Ecommerce is one sunrise sector, which has tapped this technology and has gained considerable space in the last few years. In India, like the European Union (EU), digital economy is growing at a rapid pace. As per one of the statistics, 53% of over 380 million internet users within the EU area buy products and services online.
The act of purchasing online is comparable to ‘normal’ trade in that the seller offers their products/services on the internet and the customers choose according to their preferences.
Then, by making a selection on the monitor, the customer expresses his wish to purchase the selected products/services. As part of the process, consumers choose a method of payment from those offered like, credit card, cash on delivery, debit card and other comparable methods.
The ecommerce sector has, of late, been facing challenges on the indirect tax front, and an early implementation of GST was expected to provide a boost to the sector by alleviating the current taxation challenges as also lead to ease of doing business for the sector.
The significant developments on the GST front over the last one month’s period indicate that GST could be well poised to see the light of the day from April 2017. One of the important developments was the release of the Model GST Law for public comments.
Multiple tax and compliance
The Model GST Law, specifically with reference to ecommerce operators, proposes a tax collection at source (TCS) mechanism. Under the said mechanism, an ecommerce operator, shall at the time of payment of any amount to a supplier, in respect of supplies of good/services effected through the operator, deduct tax at a notified rate and shall deposit the same with the appropriate government within a period of 10 days from the end of the respective month.
While on the one hand, the supplier would need to discharge the tax liability on the supply, on the other hand, the remittance to be received by him from the ecommerce operator will be subject to TCS.
The proposed tax collection provisions have left the ecommerce players a bit perturbed, and rightly so since the same could have multiple tax and compliance challenges for the ecommerce players.
The first and foremost challenge could be around the fact that since the tax collected has to be deposited with the appropriate government, which would be Central Government for CGST and Integrated Goods and Service Tax (IGST) and respective State Government for SGST, this would effectively mean that any ecommerce player may need to have GST registrations across multiple states of business operations.
The model law for IGST does not have any parallel provisions for TCS by ecommerce players. The point to be noted here, is that whether the ecommerce operator is obliged to deduct TCS even in respect of inter-state supplies of goods/services. The said issue warrants requisite clarification by the government to avoid potential future disputes on this issue.

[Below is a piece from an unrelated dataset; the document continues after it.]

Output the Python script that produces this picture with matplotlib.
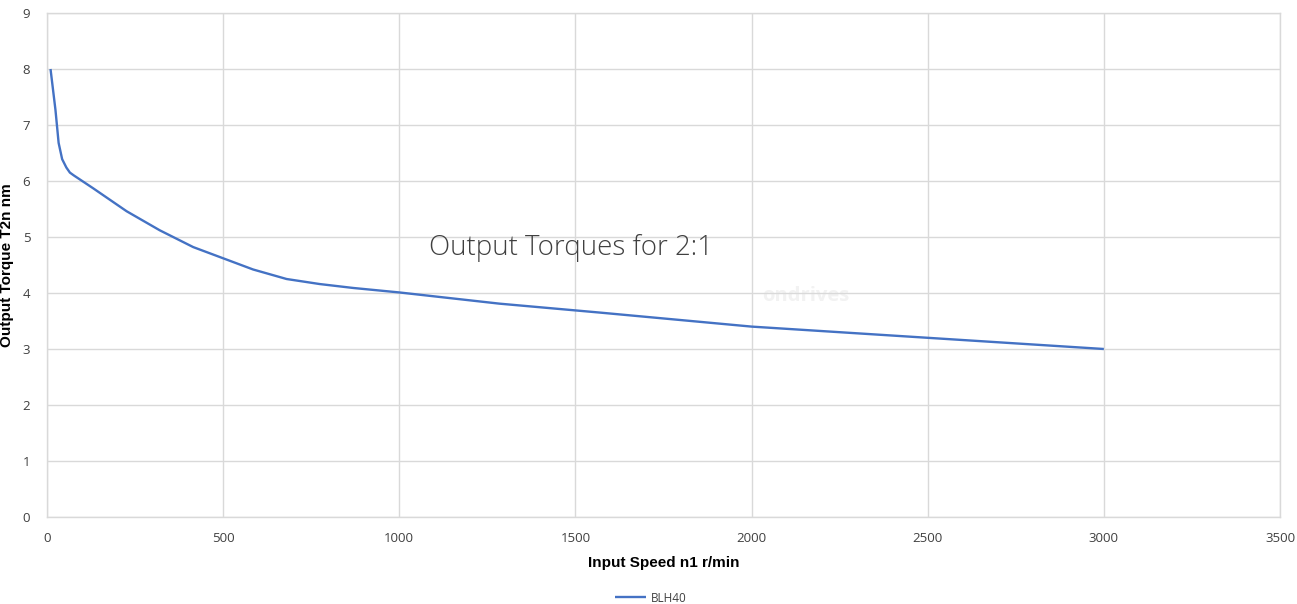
import numpy as np
import matplotlib.pyplot as plt

# ---- data ----
speed = [10, 24, 33, 43, 55, 65, 76, 131, 226, 320, 415, 500, 585, 680, 774, 869,
         1000, 1284, 1570, 2000, 2500, 3000]
torque = [8.0, 7.27, 6.68, 6.39, 6.24, 6.15, 6.10, 5.87, 5.46, 5.12, 4.82, 4.62, 4.42,
          4.25, 4.16, 4.09, 4.01, 3.81, 3.65, 3.40, 3.20, 3.00]
series_name = 'BLH40'
x_ticks = [0, 500, 1000, 1500, 2000, 2500, 3000, 3500]
y_ticks = [0, 1, 2, 3, 4, 5, 6, 7, 8, 9]

grid_col = '#d9d9d9'
tick_col = '#595959'

fig = plt.figure(figsize=(12.97, 6.04), dpi=100)
ax = fig.add_axes([47/1297, 1 - 517/604, (1280 - 47)/1297, (517 - 13)/604])

ax.plot(speed, torque, color='#4472C4', lw=1.7, label=series_name,
        solid_capstyle='butt', solid_joinstyle='round')

ax.set_xlim(0, 3500)
ax.set_ylim(0, 9)
ax.set_xticks(x_ticks)
ax.set_yticks(y_ticks)
ax.grid(True, color=grid_col, lw=1.0)
ax.set_axisbelow(True)
for s in ax.spines.values():
    s.set_color(grid_col)
    s.set_linewidth(1.0)
ax.tick_params(length=0, colors=tick_col, labelsize=9.5)
ax.tick_params(axis='x', pad=11)
ax.tick_params(axis='y', pad=12)
for lab in ax.get_xticklabels() + ax.get_yticklabels():
    lab.set_family('Open Sans')
    lab.set_color('#404040')

ax.set_xlabel('Input Speed n1 r/min', family='Liberation Sans', fontweight='bold',
              fontsize=11, labelpad=8)
ax.set_ylabel('Output Torque T2n nm', family='Liberation Sans', fontweight='bold',
              fontsize=11)
ax.yaxis.set_label_coords(-33/1233, 0.5)

# chart title placed inside the plot area
ax.text(1085, 4.8, 'Output Torques for 2:1', family='Open Sans', fontweight='light',
        fontsize=19.9, color='#404040', va='center', ha='left')
# faint watermark
ax.text(2154, 3.95, 'ondrives', family='Open Sans', fontweight='bold',
        fontsize=14.5, color='#f2f2f2', va='center', ha='center', zorder=0)

fig.legend(loc='center', bbox_to_anchor=(651/1297, 1 - 598/604), frameon=False,
           prop={'family': 'Open Sans', 'size': 8.5}, handlelength=2.6, handletextpad=0.4,
           labelcolor='#404040')

fig.savefig('out.png', dpi=100)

Similarly, while the tax credit of such TCS would be available to the supplier and accordingly remain tax neutral, there could be timing differences between the tax liability arising on the actual supplies and the TCS, which may lead to working capital issues and reconciliation challenges.

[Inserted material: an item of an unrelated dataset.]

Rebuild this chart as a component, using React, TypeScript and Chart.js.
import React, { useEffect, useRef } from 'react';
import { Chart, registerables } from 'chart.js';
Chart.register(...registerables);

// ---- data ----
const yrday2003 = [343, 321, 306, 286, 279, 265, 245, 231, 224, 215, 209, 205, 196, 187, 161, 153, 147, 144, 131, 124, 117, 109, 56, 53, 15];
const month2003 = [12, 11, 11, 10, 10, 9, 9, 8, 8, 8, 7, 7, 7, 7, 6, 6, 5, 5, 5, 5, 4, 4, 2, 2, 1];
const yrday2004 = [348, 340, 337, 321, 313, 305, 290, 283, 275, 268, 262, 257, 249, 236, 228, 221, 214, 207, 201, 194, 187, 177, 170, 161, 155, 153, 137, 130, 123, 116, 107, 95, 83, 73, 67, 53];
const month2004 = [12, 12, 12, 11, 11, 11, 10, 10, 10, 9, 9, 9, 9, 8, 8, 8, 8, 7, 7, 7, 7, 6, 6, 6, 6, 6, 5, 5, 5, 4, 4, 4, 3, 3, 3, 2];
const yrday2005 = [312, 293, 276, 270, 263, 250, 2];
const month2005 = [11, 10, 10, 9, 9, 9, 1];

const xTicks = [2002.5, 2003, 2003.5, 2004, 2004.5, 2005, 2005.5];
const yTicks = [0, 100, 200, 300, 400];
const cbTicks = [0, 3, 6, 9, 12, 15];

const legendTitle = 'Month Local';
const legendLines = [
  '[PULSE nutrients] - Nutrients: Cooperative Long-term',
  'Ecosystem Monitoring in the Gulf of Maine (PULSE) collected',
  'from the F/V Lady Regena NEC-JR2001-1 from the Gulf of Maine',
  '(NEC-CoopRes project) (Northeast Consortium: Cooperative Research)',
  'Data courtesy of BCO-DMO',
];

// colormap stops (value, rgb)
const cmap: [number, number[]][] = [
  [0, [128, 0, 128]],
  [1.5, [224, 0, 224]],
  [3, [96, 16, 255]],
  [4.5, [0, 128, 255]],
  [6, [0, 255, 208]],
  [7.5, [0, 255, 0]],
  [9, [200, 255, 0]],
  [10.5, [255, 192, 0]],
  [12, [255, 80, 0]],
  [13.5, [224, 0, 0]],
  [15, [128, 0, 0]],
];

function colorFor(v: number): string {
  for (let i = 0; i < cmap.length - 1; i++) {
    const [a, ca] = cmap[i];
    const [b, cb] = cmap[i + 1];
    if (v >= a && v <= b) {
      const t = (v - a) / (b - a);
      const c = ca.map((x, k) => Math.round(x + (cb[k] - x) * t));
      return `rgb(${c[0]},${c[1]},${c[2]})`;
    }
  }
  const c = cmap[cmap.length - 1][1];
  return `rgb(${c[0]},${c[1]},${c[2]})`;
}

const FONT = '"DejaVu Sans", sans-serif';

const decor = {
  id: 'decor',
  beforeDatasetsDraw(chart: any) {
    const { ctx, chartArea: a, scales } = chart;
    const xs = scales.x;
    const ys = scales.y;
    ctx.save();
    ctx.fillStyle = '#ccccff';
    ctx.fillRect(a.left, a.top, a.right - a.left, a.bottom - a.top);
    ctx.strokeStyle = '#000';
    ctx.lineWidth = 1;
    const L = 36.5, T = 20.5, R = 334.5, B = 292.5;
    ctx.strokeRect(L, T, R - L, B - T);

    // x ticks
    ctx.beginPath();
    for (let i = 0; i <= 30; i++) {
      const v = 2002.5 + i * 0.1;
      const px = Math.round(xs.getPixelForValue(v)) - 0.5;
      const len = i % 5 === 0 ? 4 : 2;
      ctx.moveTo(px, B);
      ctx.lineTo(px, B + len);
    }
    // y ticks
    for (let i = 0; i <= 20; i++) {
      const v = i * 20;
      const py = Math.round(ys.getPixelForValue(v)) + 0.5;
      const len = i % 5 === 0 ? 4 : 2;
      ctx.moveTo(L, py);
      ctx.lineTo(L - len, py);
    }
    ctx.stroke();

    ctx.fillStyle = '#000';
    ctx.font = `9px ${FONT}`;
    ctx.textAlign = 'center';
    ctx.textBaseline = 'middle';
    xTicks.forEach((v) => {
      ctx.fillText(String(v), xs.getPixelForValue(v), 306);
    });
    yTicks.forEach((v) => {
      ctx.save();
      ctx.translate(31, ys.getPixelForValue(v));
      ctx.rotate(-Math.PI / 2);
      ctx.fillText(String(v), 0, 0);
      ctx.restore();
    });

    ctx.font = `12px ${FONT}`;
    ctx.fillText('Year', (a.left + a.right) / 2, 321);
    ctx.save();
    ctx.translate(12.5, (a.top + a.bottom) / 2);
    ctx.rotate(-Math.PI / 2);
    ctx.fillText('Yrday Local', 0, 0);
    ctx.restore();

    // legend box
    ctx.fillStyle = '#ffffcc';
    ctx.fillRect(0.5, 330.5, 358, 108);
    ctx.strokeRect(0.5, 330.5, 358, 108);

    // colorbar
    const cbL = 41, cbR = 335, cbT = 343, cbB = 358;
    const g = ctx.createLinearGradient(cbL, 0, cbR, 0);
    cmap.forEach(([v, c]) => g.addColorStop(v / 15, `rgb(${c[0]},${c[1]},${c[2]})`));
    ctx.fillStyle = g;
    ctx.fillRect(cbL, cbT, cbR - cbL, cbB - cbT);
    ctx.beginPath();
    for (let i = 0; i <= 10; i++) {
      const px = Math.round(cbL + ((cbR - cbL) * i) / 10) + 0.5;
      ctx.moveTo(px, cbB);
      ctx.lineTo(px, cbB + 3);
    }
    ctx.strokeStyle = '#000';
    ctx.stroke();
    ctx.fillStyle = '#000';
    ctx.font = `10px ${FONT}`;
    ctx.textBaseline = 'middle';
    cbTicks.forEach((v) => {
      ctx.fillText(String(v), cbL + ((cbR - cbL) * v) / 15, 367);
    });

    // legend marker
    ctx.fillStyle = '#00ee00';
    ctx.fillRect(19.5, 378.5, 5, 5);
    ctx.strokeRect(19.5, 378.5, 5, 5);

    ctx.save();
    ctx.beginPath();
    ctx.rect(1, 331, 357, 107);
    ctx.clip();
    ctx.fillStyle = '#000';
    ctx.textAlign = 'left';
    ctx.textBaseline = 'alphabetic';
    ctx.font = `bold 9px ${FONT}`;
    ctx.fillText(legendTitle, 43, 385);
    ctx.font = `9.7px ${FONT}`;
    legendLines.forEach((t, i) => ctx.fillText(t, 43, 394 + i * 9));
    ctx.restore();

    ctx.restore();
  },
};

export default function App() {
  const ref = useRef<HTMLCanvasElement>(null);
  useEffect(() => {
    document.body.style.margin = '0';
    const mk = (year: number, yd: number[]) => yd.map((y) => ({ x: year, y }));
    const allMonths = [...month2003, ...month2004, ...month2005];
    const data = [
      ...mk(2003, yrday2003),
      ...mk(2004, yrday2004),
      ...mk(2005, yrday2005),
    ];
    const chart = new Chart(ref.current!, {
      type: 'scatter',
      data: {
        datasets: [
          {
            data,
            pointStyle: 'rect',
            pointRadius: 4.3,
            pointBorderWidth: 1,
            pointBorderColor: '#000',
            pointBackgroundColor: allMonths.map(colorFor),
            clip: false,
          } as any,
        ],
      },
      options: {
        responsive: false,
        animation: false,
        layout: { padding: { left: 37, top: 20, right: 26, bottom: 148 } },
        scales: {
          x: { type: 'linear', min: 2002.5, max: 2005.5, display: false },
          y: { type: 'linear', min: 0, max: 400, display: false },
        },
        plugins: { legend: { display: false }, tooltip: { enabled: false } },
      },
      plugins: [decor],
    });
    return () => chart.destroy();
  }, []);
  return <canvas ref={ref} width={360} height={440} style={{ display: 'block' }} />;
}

Also, the provisions provide for reconciliation of details reported in the periodical return by the supplier, with the details reported by the ecommerce operator.
This would lead to mismatch challenges and requirement to reconcile and explain the same to the authorities. Any tax liability arising out of such mismatches would need to be paid by the supplier.
On another level, there seems to be some dichotomy in the model law where the terms such as ‘aggregator’, ‘brand name or trade name’ and ‘branded services’ while being specifically defined in the specific chapter for ecommerce sector, have not been referred at all in the section governing the collection of tax at source.
Some dichotomy also seems to be there with regard to other provisions of the Model GST Law, which deem supply of branded services through an aggregator under its brand as a supply of the said services by the aggregator itself.
The Model GST Law does not contain any exclusion for such aggregators for branded services from the tax collection mechanism, which may be double whammy of sorts for the said operators.
Also, the tax collections provisions may have some unintended consequences, wherein even online travel agents may become subject to the tax collection mechanism.
On a comprehensive look, while the underlying reasons for introduction of TCS provisions seem to be broadening of the tax base and ensure that the unorganised sector duly discharges the requisite taxes, the proposal to introduce the same on an all pervasive basis is bound to increase the compliance and administrative complexities for the ecommerce player(s) and would put the very basic idea of ease of doing business in India at stake.
According to Google India, there were 35 million online shoppers in India in 2014 Q1 and is expected to cross 100 million mark by end of year 2016 and by 2020, India is expected to generate $100 billion in online retail revenue(s).
With these statistics, one can imagine the gamut of ecommerce dealings, which could be occurring day in and day out. The digital literacy, that is projected to be inculcated in the rural parts of India through the initiative of ‘Digital India’ will certainly boost the ecommerce to new heights in the coming future. The ecommerce sector could be anticipated to see a paradigm shift from its current position and is bound to grow by leaps and bounds.
Considering the potential challenges and the dichotomy among the provisions, the government ought to come up with clarifications or possible changes in the proposed provisions, which duly considers the business and operational dynamics for the ecommerce sector on a holistic basis and accordingly balances the compliance obligations for the ecommerce players as also serves the well intentioned thoughts to broaden the tax base by tapping any potential leakages.